Carlos Chagas
Crise não é, por enquanto. Mas perspectiva de crise, sem dúvida. Ironicamente o que não interessa às forças armadas, ainda que, com certeza, possa favorecer ao governo. Primeiro, os militares protestaram contra o decreto dos Direitos Humanos, aquele que o presidente Lula assinou sem ler e recuou, prometendo modificá-lo. Depois, por iniciativa do ministro da Aeronáutica, deixaram o primeiro-companheiro de saia curta com a divulgação da preferência técnica pela compra dos caças produzidos na Suécia, deixando a opção presidencial dos caças franceses para o fim da fila.
Pode ser coincidência, mas é bom prestar atenção, importando menos saber quem nasceu primeiro, se o ovo ou a galinha. Os militares tem razão quando sustentam haver sido o governo a provocá-los com o decreto que revoga a Lei da Anistia, assim como com a decisão que os atropelou, meramente política, em favor dos aviões franceses. Na realidade, são eles que vão pilotá-los.
No reverso da medalha o governo também tem razão, porque o decreto dos Direitos Humanos objetiva apurar, investigar e divulgar quais os responsáveis por práticas de tortura, mesmo anistiados. Não faltam argumentos, também, para justificar a decisão presidencial pela França como matriz de material bélico. A Constituição é clara ao delegar-lhe a atribuição de decidir.
O que se torna perigoso, no caso, é o momento do confronto entre os militares e o poder civil. Parece claro que dentro dessa discutível prática de opinar a respeito de iniciativas governamentais, as forças armadas estão devendo. Nenhum dos comandantes pronunciou-se, pelo menos de público, sobre a entrega de áreas fronteiriças do território nacional a essa estranha parceria entre índios e ONGs interessadas na internacionalização da Amazônia. Alguém soube de protestos castrenses contra o assalto à soberania nacional expresso nas privatizações de setores estratégicos, das telecomunicações ao subsolo?
Por que só agora a voz estridente dos quartéis se faz ouvir? Há quem suponha coincidência entre aquilo que os generais chamam de revanchismo e a possibilidade de o país vir a ser governado por uma ex-terrorista. O presidente Lula teria sido o limite, pois jamais ligou-se à luta armada. Mas Dilma Rousseff disporia de condições para receber as continências do Exército, Marinha e Aeronáutica, sem que seus comandantes aumentassem o nível de um perigoso inconformismo?
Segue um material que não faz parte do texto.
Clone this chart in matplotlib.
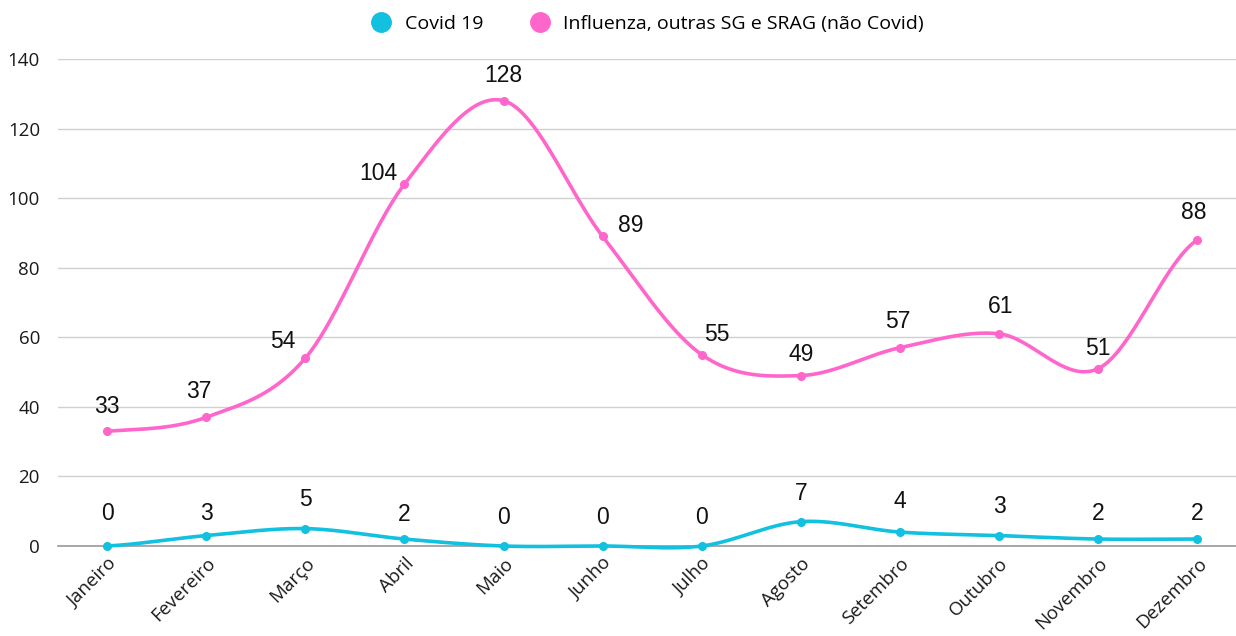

De que forma o governo seria favorecido com essa elevação de temperatura? Elementar. Dilma Rousseff não decolou, continua mal nas pesquisas. Perderá a eleição, se as coisas não mudarem. Como entregar o poder aos tucanos seus atuais detentores jamais entregarão, e dada a altíssima popularidade do presidente Lula, no bojo de uma crise fatalmente recrudescerá a proposta de sua continuação no governo. E a crise, se não chegou ainda, dá a impressão de estar batendo à porta…
Obras de fachada
Tem raízes profundas e antigas o dilúvio que assola todo o território nacional e vem causando uma tragédia atrás da outra, nas grandes cidades e no interior. Por que, de repente, avenidas transformam-se em rios, morros desabam sobre casas, pontes se desfazem e gente morre aos montes?
Não adianta argumentar que a culpa é de São Pedro, que jamais choveu como agora. O problema está na desídia e na incompetência de governos atuais e anteriores, municipais, estaduais e federal. Deve-se ao olímpico crescimento demográfico, à ampliação urbana desordenada e ao descaso do poder público para obras de saneamento e infra-estrutura, daquelas que não aparecem ou ficam longe dos holofotes. De repente, percebe-se a ausência do estado e dos políticos cuja missão seria prever e prover a nação de mecanismos capazes de enfrentar a natureza. Galerias pluviais insuficientes, rios sem dragagem, estradas e viadutos construídos para enriquecer empreiteiras, licenças para a construção de frágeis residências no alto e nas encostas dos morros – tudo contribui para o caos. Fica, porém, o diagnóstico que os governos deixam de reconhecer: dedicaram-se apenas a obras de fachada.